Last modified: February 17, 2022
This article is written in: 🇺🇸
Matrices are often described as rectangular arrays of numbers organized into rows and columns, and they form the bedrock of numerous processes in numerical methods. People use them for solving systems of linear equations, transforming geometric data, and carrying out many algorithmic tasks that lie at the heart of applied mathematics and engineering. The flexibility and power of matrix operations arise from their ability to compactly represent large sets of data or complicated transformations. Numerical methods built around matrices become necessary whenever problems need consistent and systematic solutions, such as in high-dimensional computations or iterative methods for optimization.
A matrix is denoted by an uppercase letter, while its elements are commonly denoted by the corresponding lowercase letter with subscripts indicating row and column position. For instance, a generic 3×3 matrix $A$ might look like this:
$$A = \begin{bmatrix} a_{11} & a_{12} & a_{13} \\ a_{21} & a_{22} & a_{23} \\ a_{31} & a_{32} & a_{33} \end{bmatrix}$$
One way to visualize a 3×3 matrix is with a diagram that shows the rows and columns:
Column 1 Column 2 Column 3
Row 1 a11 a12 a13
Row 2 a21 a22 a23
Row 3 a31 a32 a33
Rows are horizontal sequences of elements, and columns are vertical sequences. This basic structure underpins all matrix-based numerical methods, from simple multiplication to more advanced decompositions.
Matrix operations include addition, multiplication, inversion, and determinant calculation. Each plays an important role in numerical algorithms.
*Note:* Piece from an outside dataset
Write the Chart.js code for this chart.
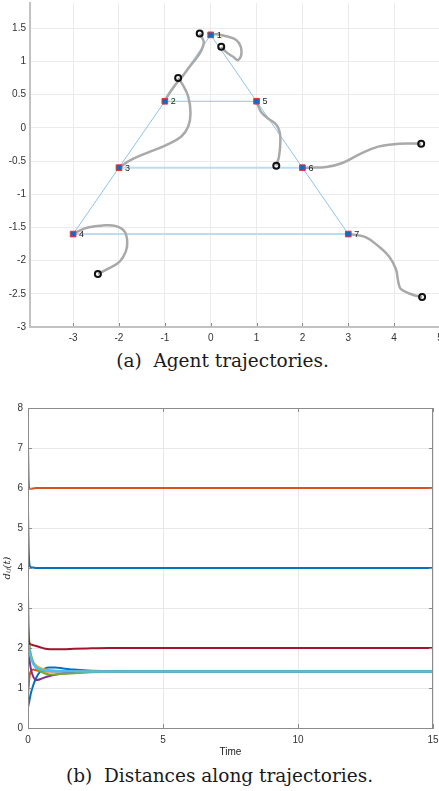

When adding two matrices $A$ and $B$ of the same dimension, you add each element in $A$ to the corresponding element in $B$. This is expressed by:
$$C = A + B \quad \Longrightarrow \quad c_{ij} = a_{ij} + b_{ij}$$
In scalar multiplication, you multiply every element of a matrix by the same scalar:
$$C = kA \quad \Longrightarrow \quad c_{ij} = k \cdot a_{ij}$$
Multiplying two matrices of appropriate dimensions involves taking the dot product of each row of the first matrix with each column of the second. If $A$ is an $(m \times n)$ matrix and $B$ is an $(n \times p)$ matrix, then their product $C = AB$ is an $(m \times p)$ matrix where:
$$c_{ij} = \sum_{k=1}^{n} a_{ik} \, b_{kj}$$
A sketch for a 3×2 times 2×3 multiplication might look like this:
A (3x2) B (2x3)
[a11 a12] [b11 b12 b13]
[a21 a22] x [b21 b22 b23]
[a31 a32]
The product C = A * B will be a 3x3 matrix:
[c11 c12 c13]
C = [c21 c22 c23]
[c31 c32 c33]
An invertible matrix $A$ of dimension $n \times n$ has an inverse $A^{-1}$ such that:
$$A \, A^{-1} = A^{-1} \, A = I_n$$
where $I_n$ is the $n \times n$ identity matrix. Not all matrices possess an inverse. Those that do not can be called singular or degenerate.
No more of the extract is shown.